◆ Your goal ◆
Copy the lines of the data below exactly, starting at the first and stopping after the line that contains "tournaments = list(range(0, 211))"; include no pictures.

_ _ _ _

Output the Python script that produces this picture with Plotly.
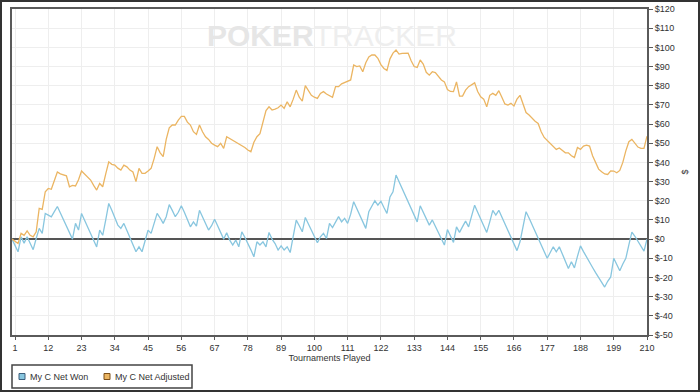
import plotly.graph_objects as go

# Tournaments index (0 = start)
tournaments = list(range(0, 211))

net_won = [
    0, -3.3, -6.6, 1.2, -2.1, 1.2, -2.1, -5.5, 0.3, 5.6,
    3, 13.4, 12.5, 11.6, 14.3, 17, 13.6, 10.2, 6.8, 3.4,
    0, 8.2, 4.7, 13.4, 9.9, 6.4, 2.9, -0.6, -4.1, 4.7,
    2, 10, 18.6, 15, 11, 7.3, 5.6, 8.2, 4.5, 0.8,
    -2.9, -6.6, -4, -6.6, -1, 4.7, 3, 8, 13.4, 11,
    8.2, 11.7, 18, 15, 11.7, 14, 17.4, 14, 10, 6.4,
    9, 6.8, 15, 11.6, 8.2, 4.7, 7, 10.4, 7, 3.5,
    0, 3.3, -0.5, -3.1, -0.5, -4, 3.8, 1, -2, -5.6,
    -9.2, -1.4, -3.1, -1.4, -4, 3.5, 0, -2.3, -5.7, -3.5,
    -5.7, -4, -7, 2, 9.9, 7, 3.8, 11.3, 8, 4.4,
    1.2, -1.9, 1.2, 3, 0.3, 8.2, 6, 9, 11.7, 9,
    10.8, 8.2, 13, 19.5, 16, 12.5, 9, 5.6, 14.3, 17,
    20, 17.7, 19.8, 16.5, 13.4, 22, 24.7, 33.4, 30, 26.5,
    23, 19.5, 16, 12.5, 9, 17.4, 14, 10.5, 7.3, 10,
    6.5, 3, 0, -3.1, 5, 1.2, -1.7, 6.4, 3.5, 6.5,
    9.4, 6.4, 12, 17.7, 14, 10.5, 7, 3.5, 9, 15,
    12.5, 15, 11.5, 8, 4.5, 1, -2.5, -6, -1.4, 7,
    14.3, 11, 7.5, 4, 0.5, -3, -6.5, -10, -7, -4,
    -6.6, -4, -7.7, -11.5, -15.3, -11.8, -15, -9, -3.5, -6.5,
    -9.5, -12, -14.8, -17.5, -20, -22.5, -25, -22, -19.7, -10,
    -13, -16.5, -13, -10, -3, 3.6, 1.5, -1, -3.5, -6.3,
    0,
]

net_adjusted = [
    0, -1, -2.3, 3, 2, 4.3, 2, 1.2, 3.8, 16,
    15.5, 24.7, 26.4, 26, 30, 35, 34, 33.4, 33, 27.3,
    28, 27.7, 31, 35.5, 34, 32.5, 30.8, 28, 25.6, 29,
    27.3, 34, 40.3, 39, 38.6, 37, 36, 38.6, 37.7, 36,
    35, 30, 36.9, 34.3, 34.3, 35.5, 36.9, 42, 48.2, 45,
    43, 52, 58, 59.5, 59.5, 62, 64, 64, 61, 59.5,
    56, 54.6, 59.5, 56, 53.4, 52, 50, 49, 48.2, 50,
    47.3, 53.4, 52.5, 51.5, 50.5, 50, 49, 47.8, 46.5, 45.6,
    50.5, 53.4, 55, 61, 67, 69, 67.3, 67.8, 68.5, 69.9,
    68.2, 71.6, 69, 73, 77.7, 74, 72, 80, 77.7, 75,
    74, 73.4, 76, 76.9, 75.7, 74.7, 74, 79.5, 79.5, 81,
    81.7, 82.6, 83, 90.8, 90, 90.3, 87.3, 92, 95, 96,
    96, 94.3, 91, 89, 88, 94, 97, 98.6, 96.5, 96.9,
    97, 97, 93, 90, 89.5, 93.4, 91.3, 87, 85.5, 87.3,
    86.8, 85, 83, 82, 78, 77, 76.9, 82, 74.6, 74.6,
    77.7, 79.5, 80.7, 81.5, 77, 74.2, 73, 69, 75, 76,
    75, 77.4, 74, 70.5, 69.9, 70.8, 69.4, 73, 75, 70,
    66, 64.7, 63, 61.5, 60.3, 56, 53, 51.5, 50, 48.5,
    46.8, 47.5, 46, 45, 45, 43.5, 42.6, 47.8, 46.8, 48.5,
    49, 48.5, 43.5, 40, 36.5, 35.1, 34, 33.7, 35.6, 35.5,
    34.6, 35.8, 40, 46, 50.8, 52, 50, 48, 47.3, 47.3,
    53.7,
]

x_tick_vals = list(range(1, 211, 11))
y_tick_vals = list(range(-50, 121, 10))
y_tick_text = [f"${v}" for v in y_tick_vals]

series_names = ["My C Net Won", "My C Net Adjusted"]
series_colors = ["#88c6df", "#ebb562"]
legend_edge_colors = ["#3d5f7d", "#7d4f18"]

FONT = "Liberation Sans, Arial, sans-serif"
FS = 9
W, H = 700, 392
ML, MR, MT, MB = 12, 53, 9, 57
PW, PH = W - ML - MR, H - MT - MB


def px_x(p):
    return (p - ML) / PW


def px_y(p):
    return (H - MB - p) / PH


fig = go.Figure()
for name, vals, col in zip(series_names, [net_won, net_adjusted], series_colors):
    fig.add_trace(go.Scatter(x=tournaments, y=vals, mode="lines", name=name,
                             line=dict(color=col, width=1.3), showlegend=False))

# Manual legend (box, swatches, labels) placed below the plot
legend_square_x = [19, 104]
legend_text_x = [28, 113]
shapes = [
    dict(type="rect", xref="paper", yref="paper",
         x0=px_x(1), x1=px_x(W - 1), y0=px_y(H - 1), y1=px_y(1),
         line=dict(color="#333333", width=2), layer="below"),
    dict(type="rect", xref="paper", yref="paper",
         x0=px_x(12), x1=px_x(192), y0=px_y(388), y1=px_y(365),
         line=dict(color="#444444", width=1.5), fillcolor="white"),
]
annotations = [
    dict(xref="paper", yref="paper", x=px_x(332), y=px_y(36),
         xanchor="center", yanchor="middle", showarrow=False,
         text="<b>POKER</b><span style='color:#eeeeee'>TRACKER</span>",
         font=dict(family=FONT, size=30, color="#e6e6e6")),
]
for name, col, ec, sx, tx in zip(series_names, series_colors, legend_edge_colors,
                                 legend_square_x, legend_text_x):
    shapes.append(dict(type="rect", xref="paper", yref="paper",
                       x0=px_x(sx), x1=px_x(sx + 6), y0=px_y(379.5), y1=px_y(373.5),
                       line=dict(color=ec, width=1), fillcolor=col))
    annotations.append(dict(xref="paper", yref="paper", x=px_x(tx), y=px_y(376.5),
                            xanchor="left", yanchor="middle", showarrow=False,
                            text=name, font=dict(family=FONT, size=FS, color="#333333")))

fig.update_layout(
    width=W, height=H,
    margin=dict(l=ML, r=MR, t=MT, b=MB, pad=0),
    paper_bgcolor="white", plot_bgcolor="white",
    font=dict(family=FONT, size=FS, color="#333333"),
    showlegend=False,
    xaxis=dict(range=[0, 210], tickmode="array", tickvals=x_tick_vals,
               showgrid=True, gridcolor="#eeeeee", gridwidth=1,
               showline=True, linecolor="#5a5a5a", linewidth=2, mirror=True,
               ticks="outside", ticklen=3, tickcolor="#5a5a5a",
               zeroline=False, automargin=False,
               title=dict(text="Tournaments Played", standoff=3,
                          font=dict(family=FONT, size=FS, color="#333333")),
               tickfont=dict(family=FONT, size=FS, color="#333333")),
    yaxis=dict(range=[-50, 120], side="right", tickmode="array",
               tickvals=y_tick_vals, ticktext=y_tick_text,
               showgrid=True, gridcolor="#eeeeee", gridwidth=1,
               showline=True, linecolor="#5a5a5a", linewidth=2, mirror=True,
               ticks="outside", ticklen=4, tickcolor="#5a5a5a",
               zeroline=True, zerolinecolor="#555555", zerolinewidth=1.5,
               automargin=False,
               title=dict(text="$", standoff=8,
                          font=dict(family=FONT, size=FS, color="#333333")),
               tickfont=dict(family=FONT, size=FS, color="#333333")),
    annotations=annotations,
    shapes=shapes,
)

fig.write_html("out.html", config={"displayModeBar": False},
               post_script="document.body.style.margin='0';document.body.style.padding='0';")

_ _ _ _

◆ Task solution ◆
Output the Python script that produces this picture with Plotly.
import plotly.graph_objects as go

# Tournaments index (0 = start)
tournaments = list(range(0, 211))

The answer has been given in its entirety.